Per tutti noi che l’abbiamo conosciuta ed ammirata era, semplicemente, “la Carla”.

Non serviva neppure mettere dopo il nome il cognome o da ragazza o da sposata. “La Carla”, a Pescia e nei dintorni, era, per tutti, la Carla Papini.

Nemmeno fosse stata la première dame di Francia, come le dicevo io ogni volta che la incontravo a giro per Pescia. Chissà cosa avrà pensato quando io le facevo la stessa battuta ogni volta che la vedevo. Io ho un sospetto, ma non lo scrivo qui.

Lei, ovviamente, ci rideva su. E quegli occhi bellissimi che stavano lì in agguato dietro gli occhiali parevano esplodere di gioia e di bellezza, ed era proprio lì che capivi di trovarti di fronte ad una donna meravigliosamente straordinaria. E subito quegli occhi  diventavano come acqua, anzi, erano acqua, e te non potevi fare altro che stare lì a guardarla e ad ascoltarla. Perché la Carla prima ti metteva a tuo agio e poi ti spruzzava addosso mille parole con pochi aggettivi ed ancor meno avverbi.

Quasi come quando, dai piani alti di un autorevole quotidiano di Toronto, qualcuno dette qualche dritta ad un giovane ma già terribilmente geniale Ernest Hemingway su come scrivere.

La Carla era ed è tuttora – perché  le belle anime vivono per sempre e per sempre stanno al nostro fianco fino alla fine dei tempi – simile al vecchio Hemingway: come lui, la Carla arrivava al nocciolo della questione ancor prima che tu capissi di avere a che fare con una donna che profumava di intelligenza e di dolcezza. Io ho sempre avuto questa impressione.

Ho ammirato la Carla, fin da quando me la presentarono, anni fa, ad una mostra al Palagio, ed io che credevo di aver stretto la mano a Claudia Cardinale.

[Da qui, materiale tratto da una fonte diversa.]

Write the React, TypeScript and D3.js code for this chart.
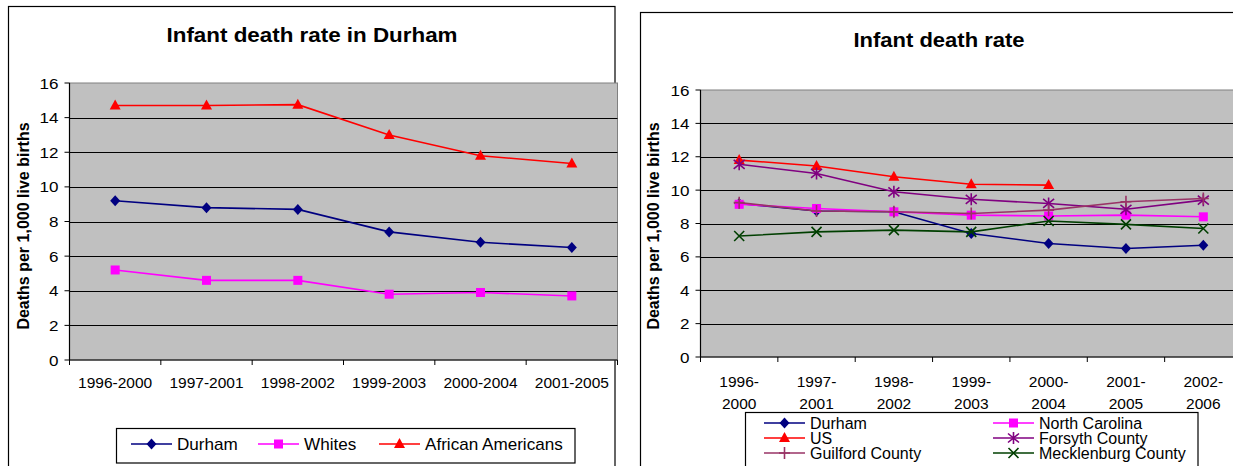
import React from "react";
import * as d3 from "d3";

const FONT = "'Liberation Sans', Arial, sans-serif";

// ---------- Data: left chart (Infant death rate in Durham) ----------
const durhamPeriods = ["1996-2000", "1997-2001", "1998-2002", "1999-2003", "2000-2004", "2001-2005"];
const durhamTotal = [9.2, 8.8, 8.7, 7.4, 6.8, 6.5];
const durhamWhites = [5.2, 4.6, 4.6, 3.8, 3.9, 3.7];
const durhamAfricanAmericans = [14.7, 14.7, 14.75, 13.0, 11.8, 11.35];

// ---------- Data: right chart (Infant death rate) ----------
const comparePeriods = ["1996-2000", "1997-2001", "1998-2002", "1999-2003", "2000-2004", "2001-2005", "2002-2006"];
const cmpDurham = [9.2, 8.75, 8.7, 7.4, 6.8, 6.5, 6.7];
const cmpNorthCarolina = [9.15, 8.9, 8.7, 8.5, 8.45, 8.5, 8.4];
const cmpUS: (number | null)[] = [11.8, 11.45, 10.8, 10.35, 10.3, null, null];
const cmpForsyth = [11.55, 11.0, 9.9, 9.45, 9.2, 8.85, 9.4];
const cmpGuilford = [9.25, 8.75, 8.7, 8.6, 8.8, 9.3, 9.5];
const cmpMecklenburg = [7.25, 7.5, 7.6, 7.5, 8.15, 7.95, 7.7];

const yTicks = [0, 2, 4, 6, 8, 10, 12, 14, 16];

type Series = { name: string; values: (number | null)[]; color: string; marker: string };

const leftSeries: Series[] = [
  { name: "Durham", values: durhamTotal, color: "#000080", marker: "diamond" },
  { name: "Whites", values: durhamWhites, color: "#FF00FF", marker: "square" },
  { name: "African Americans", values: durhamAfricanAmericans, color: "#FF0000", marker: "triangle" },
];

const rightSeries: Series[] = [
  { name: "Durham", values: cmpDurham, color: "#000080", marker: "diamond" },
  { name: "North Carolina", values: cmpNorthCarolina, color: "#FF00FF", marker: "square" },
  { name: "US", values: cmpUS, color: "#FF0000", marker: "triangle" },
  { name: "Forsyth County", values: cmpForsyth, color: "#800080", marker: "asterisk" },
  { name: "Guilford County", values: cmpGuilford, color: "#993366", marker: "plus" },
  { name: "Mecklenburg County", values: cmpMecklenburg, color: "#003F00", marker: "x" },
];

// Text with optional horizontal stretch (reference text is rendered slightly wide)
function T({
  x,
  y,
  sx = 1,
  anchor = "start",
  size,
  bold = false,
  children,
}: {
  x: number;
  y: number;
  sx?: number;
  anchor?: string;
  size: number;
  bold?: boolean;
  children: React.ReactNode;
}) {
  return (
    <g transform={`translate(${x},${y}) scale(${sx},1)`}>
      <text x={0} y={0} textAnchor={anchor as any} fontFamily={FONT} fontSize={size} fontWeight={bold ? "bold" : "normal"} fill="#000">
        {children}
      </text>
    </g>
  );
}

function Marker({ kind, x, y, color }: { kind: string; x: number; y: number; color: string }) {
  const t = `translate(${x},${y})`;
  if (kind === "diamond") return <path transform={t} d="M0,-5.5L5,0L0,5.5L-5,0Z" fill={color} />;
  if (kind === "square") return <rect x={x - 4.5} y={y - 4.5} width={9} height={9} fill={color} />;
  if (kind === "triangle") return <path transform={t} d="M0,-6L5.5,4L-5.5,4Z" fill={color} />;
  if (kind === "asterisk")
    return (
      <path transform={t} d="M0,-6V6M-5.5,-4.5L5.5,4.5M-5.5,4.5L5.5,-4.5" stroke={color} strokeWidth={1.6} fill="none" />
    );
  if (kind === "plus") return <path transform={t} d="M0,-6V6M-5.5,0H5.5" stroke={color} strokeWidth={1.6} fill="none" />;
  if (kind === "x") return <path transform={t} d="M-5,-5L5,5M-5,5L5,-5" stroke={color} strokeWidth={1.6} fill="none" />;
  return null;
}

type PlotProps = {
  categories: string[];
  series: Series[];
  left: number;
  right: number;
  top: number;
  bottom: number;
  twoLineLabels: boolean;
  labelY: number;
  yTitleX: number;
  yTitleY: number;
};

function Plot({ categories, series, left, right, top, bottom, twoLineLabels, labelY, yTitleX, yTitleY }: PlotProps) {
  const x = d3.scaleBand<string>().domain(categories).range([left, right]).paddingInner(0).paddingOuter(0);
  const y = d3.scaleLinear().domain([0, 16]).range([bottom, top]);
  const cx = (c: string) => (x(c) as number) + x.bandwidth() / 2;
  const bounds = categories.map((c) => x(c) as number).concat([right]);
  return (
    <g>
      <rect x={left} y={top} width={right - left} height={bottom - top} fill="#C0C0C0" stroke="#808080" strokeWidth={1} />
      {yTicks
        .filter((v) => v !== 0 && v !== 16)
        .map((v) => (
          <line key={v} x1={left} x2={right} y1={Math.round(y(v)) + 0.5} y2={Math.round(y(v)) + 0.5} stroke="#000" strokeWidth={1} />
        ))}
      <line x1={left} x2={left} y1={top} y2={bottom} stroke="#000" strokeWidth={1.2} />
      <line x1={left} x2={right} y1={bottom} y2={bottom} stroke="#000" strokeWidth={1.2} />
      {yTicks.map((v) => (
        <g key={v}>
          <line x1={left - 5} x2={left} y1={y(v)} y2={y(v)} stroke="#000" strokeWidth={1} />
          <T x={left - 11} y={y(v) + 5.5} anchor="end" size={15.5} sx={1.1}>
            {v}
          </T>
        </g>
      ))}
      {bounds.map((b, i) => (
        <line key={i} x1={b} x2={b} y1={bottom} y2={bottom + 5} stroke="#000" strokeWidth={1} />
      ))}
      {categories.map((c) =>
        twoLineLabels ? (
          <g key={c}>
            <T x={cx(c)} y={labelY} anchor="middle" size={15.5}>
              {c.split("-")[0] + "-"}
            </T>
            <T x={cx(c)} y={labelY + 22} anchor="middle" size={15.5}>
              {c.split("-")[1]}
            </T>
          </g>
        ) : (
          <T key={c} x={cx(c)} y={labelY} anchor="middle" size={15.5}>
            {c}
          </T>
        )
      )}
      <text
        transform={`translate(${yTitleX},${yTitleY}) rotate(-90)`}
        textAnchor="middle"
        fontFamily={FONT}
        fontWeight="bold"
        fontSize={16}
        fill="#000"
      >
        Deaths per 1,000 live births
      </text>
      {series.map((s) => {
        const line = d3
          .line<number | null>()
          .defined((v) => v != null)
          .x((_, i) => cx(categories[i]))
          .y((v) => y(v as number));
        return (
          <g key={s.name}>
            <path d={line(s.values) || ""} fill="none" stroke={s.color} strokeWidth={1.6} />
            {s.values.map((v, i) =>
              v == null ? null : <Marker key={i} kind={s.marker} x={cx(categories[i])} y={y(v)} color={s.color} />
            )}
          </g>
        );
      })}
    </g>
  );
}

function LegendItem({ s, x, y, sx }: { s: Series; x: number; y: number; sx: number }) {
  return (
    <g>
      <line x1={x} x2={x + 41} y1={y} y2={y} stroke={s.color} strokeWidth={1.6} />
      <Marker kind={s.marker} x={x + 20.5} y={y} color={s.color} />
      <T x={x + 46} y={y + 6} size={16} sx={sx}>
        {s.name}
      </T>
    </g>
  );
}

export default function App() {
  const leftLegendX = [131, 258, 379];
  const rightLegendCols = [764, 993];
  const rightLegendRows = [423, 438, 453];
  return (
    <svg
      width={1233}
      height={466}
      style={{ position: "absolute", left: 0, top: 0, background: "#fff" }}
      xmlns="http://www.w3.org/2000/svg"
    >
      <rect x={0} y={0} width={1233} height={466} fill="#fff" />
      {/* Left chart */}
      <rect x={8.5} y={6.5} width={606.5} height={470} fill="#fff" stroke="#000" strokeWidth={1.2} />
      <T x={312} y={42} anchor="middle" size={20} bold sx={1.12}>
        Infant death rate in Durham
      </T>
      <Plot
        categories={durhamPeriods}
        series={leftSeries}
        left={69.5}
        right={617.5}
        top={83}
        bottom={360}
        twoLineLabels={false}
        labelY={388}
        yTitleX={29}
        yTitleY={226}
      />
      <rect x={116.5} y={428.5} width={458.5} height={34.5} fill="#fff" stroke="#000" strokeWidth={1.2} />
      {leftSeries.map((s, i) => (
        <LegendItem key={s.name} s={s} x={leftLegendX[i]} y={444} sx={1.07} />
      ))}

      {/* Right chart */}
      <rect x={640.5} y={12.5} width={620} height={470} fill="#fff" stroke="#000" strokeWidth={1.2} />
      <T x={939} y={47} anchor="middle" size={20} bold sx={1.1}>
        Infant death rate
      </T>
      <Plot
        categories={comparePeriods}
        series={rightSeries}
        left={700.5}
        right={1242}
        top={90}
        bottom={357}
        twoLineLabels={true}
        labelY={387}
        yTitleX={659}
        yTitleY={226}
      />
      <rect x={745.5} y={412.5} width={452.5} height={70} fill="#fff" stroke="#000" strokeWidth={1.2} />
      {rightSeries.map((s, i) => (
        <LegendItem key={s.name} s={s} x={rightLegendCols[i % 2]} y={rightLegendRows[Math.floor(i / 2)]} sx={1} />
      ))}
    </svg>
  );
}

Poi, in seguito, quando fu eletta per guidare gli Amici di Pescia, le dissi che era perfetta per quel non facile ruolo. Ovvio che non aveva bisogno dei miei consigli. Io di solito non do mai buoni consigli. Lei era perfetta per stare tra gli Amici. Non conto le iniziative culturali organizzate dalla Carla.

Tutti noi abbiamo di sicuro qualche whatsapp o email della Carla, dove invita a scrivere qualche articolo per Nebulae.

In effetti, ogni volta che mi incontrava a Pescia io la vedevo che non ce la faceva proprio a non chiedermi di scriverle qualcosa per Nebulae; però qualcosa di serio, si premurava di aggiungere subito, intendendo non quei racconti scemi che inviavo ed invio tuttora col petto gonfio a il Cittadino, mensile al quale la Carla era tremendamente affezionata, tanto da tenerci una rubrica assai letta, più della mia. Perché la Carla era così. Non voleva che perdessi il mio tempo a scrivere scemenze. Ma la Carla non sapeva che a volte si può vivere di scemenze. Io ne so qualcosa.

Quel caschetto candido come neve da farci tante palle e tirarle ai vetri delle finestre ad un certo punto diventò un incubo. “Mi ha chiamato la Carla”; “La Carla mi ha scritto una email di tre pagine”; “Stasera non vado al cinema, mi deve chiamare la Carla dopo cena”. Però poi la Carla ti chiamava sul cellulare e lì tirava fuori l’anima della mamma. A me trovava sempre in hotel: ed era gentile che nemmeno le mie colleghe. Mi chiamava sempre per cognome, quasi mai per nome.

Io però l’ho sempre orgogliosamente chiamata Carla e chissà se da lassù vede che mentre ho finito di scrivere queste poche righe sparse in sua memoria, ho quasi tutti i tasti del computer bagnati dalle lacrime che scendono giù che paiono pagate (e qui la Carla avrebbe scosso la testa e fatto un bel sorriso, lo so per certo). Ciao, mia amica Carla.

 

P.S. Sapevo della sua malattia da lei stessa. Era un sabato. Faceva caldo. Era giorno di mercato. Non ricordo però il mese. Mi fermò lei, chiamandomi, al solito, per cognome, davanti il negozio di Paolo, il fotografo. Ancor prima che io potessi rispondere al suo saluto mi venne addosso e mi abbracciò forte come nemmeno avevano fatto le poche fidanzate che ho avuto.

Capii subito che voleva e doveva dirmi qualcosa. Quello che mi disse lo tengo per me.

Nemmeno posso dirti che ci rivedremo, mia amica Carla. Io, di sicuro, andrò all’inferno.